Although James G. Blaine had been born in Pennsylvania on January 31, 1830, his public like was spent in his wife’s home state of Maine. There he had owned a newspaper and become involved in politics, first as a Whig and then a Republican. Blaine had served in Maine’s legislature from 1858-1862, moving on to the U. S. House of Representatives where he served from 1863-1876, becoming the Speaker of the House from 1869-1875. Blaine had served in the Senate from 1876-1881. There, he had opposed President Hayes’s policy of ending Reconstruction in the South. Blaine had been a serious contender for the Republican presidential nomination in 1880 but questions about the suspicious circumstances surrounding his sale of bonds to the Union Pacific Railroad derailed his candidacy and James Garfield was nominated instead. President Garfield made Blaine his Secretary of State, but Blaine resigned after Garfield’s assassination. The Republicans went on to nominate John A. Logan from Illinois as his running mate. Logan had been a capable general during the Civil War and had served as Senator from Illinois from 1871-1877 and 1879-1886.
Blaine was popular among the Republicans, and he seemed to have a good chance of winning, but questions about financial improprieties still hounded him, especially after some letters were uncovered to Boston railway attorney Warren Fisher, one of which ended the command to “burn this letter”. The Democrats had a field day, chanting, “Burn this letter” at rallies and “Blaine, Blaine, the continental liar from the state of Maine.”
For their part, the Democrats met in Chicago from July 8-11. Grover Cleveland from New York was the obvious candidate. Cleveland had served as Sheriff of Erie County from 1871 to 1873, Mayor of Buffalo in 1882 and Governor of New York from 1883 to 1885. Throughout his political career, Grover Cleveland had earned a reputation as an honest and fearless reformer, fighting corruption and willing to take on entrenched interest in the name of a better, more honest government. The New York Party bosses from Tammany Hall hated Cleveland, but that was a recommendation for his reform-minded supporters. Grover Cleveland easily won the Democratic nomination for president, along with Thomas A. Hendricks from Indiana for Vice-President. Hendricks had served in the House of Representatives from 1851-1855, in the Senate from 1863-1969, and as governor of Indiana from 1873-1877. He was known to be an honest man and a strong orator, who had opposed Reconstruction.
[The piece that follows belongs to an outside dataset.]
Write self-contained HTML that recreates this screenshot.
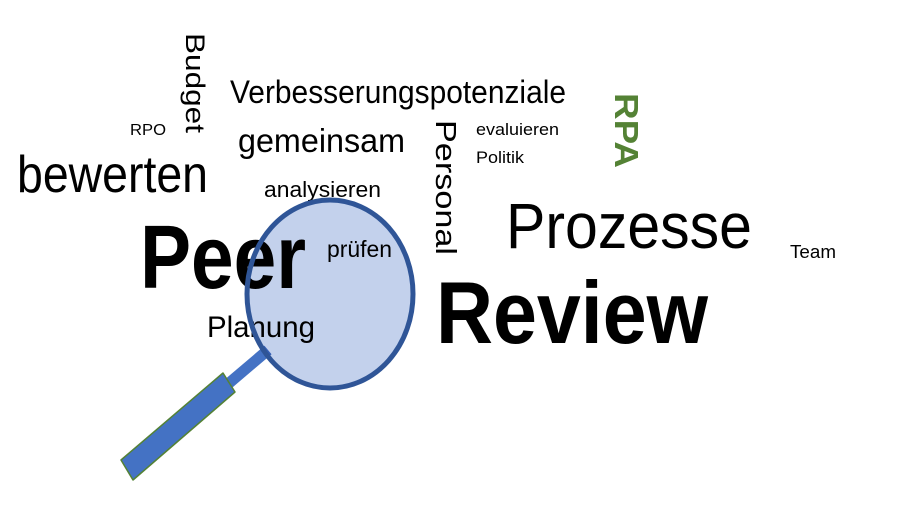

Because Cleveland had a public reputation for honesty, as opposed to Blaine’s alleged corruption, several prominent Republicans came out in support of Cleveland. These defectors came to be known as “mugwumps“, a name derived from an Algonquin word for chief. Although the name was given in derision, the Mugwumps adopted it with pride as champions of reform and honest government. Grover Cleveland’s reputation was stained by the revelation that he had fathered a child by Maria Halpin while a lawyer in Buffalo. When this scandal broke, Cleveland took the unusual step of instructing his campaign workers to tell the truth. He admitted to having a relationship with Halpin and while he was certain the child in question was his, he had paid child support as a public duty. This ex[planation may have appeased his own supporters, but the Republicans took to chanting, “Ma, Ma where’s my Pa?” at campaign events.
The Election of 1884 was a close race and either candidate might have won, particularly whoever won the state of New York. The New York native Grover Cleveland might have seemed to be the obvious favorite, but James Blaine was also well-liked in New York, particularly by the Irish Catholics, since his mother had been Catholic and he was known to be anti-British. Then Blaine managed to destroy his chances twice in a single day. On October 29, Blaine made an appearance in New York City at which a speaker, a Presbyterian minister, made a remark about the Democrats being the party of “Rum, Romanism, and Rebellion“, alienating thousands of Irish Catholics. If that wasn’t bad enough, Blain attended a fundraiser that evening along with some of the richest men in the country. There wasn’t anything particularly wrong about that, except that the optics, as they say nowadays, of hobnobbing with the rich and famous in the middle of an economic recession didn’t look good.
In the end, Grover Cleveland won a narrow victory. Cleveland won 4,914,482 (48.9%) popular votes to Blaine.s 4,856,905 (48.3%). John St. John got 150,890 votes and Benjamin F. Butler won 134,294 votes. In the Electoral College Cleveland got 219 electoral votes, sweeping the South and winning Indian, New York, New Jersey, and Connecticut in the North. Blaine had 182 electoral votes winning the West and the rest of the North. Cleveland’s won New York by fewer than 1200 votes, and if not for Black Wednesday, October 29, Blaine would likely have won New York’s 36 electoral votes and won the election. As it was, the Democrats could finally respond to the Republicans’ taunts with, “Gone to the White House ha, ha, ha”.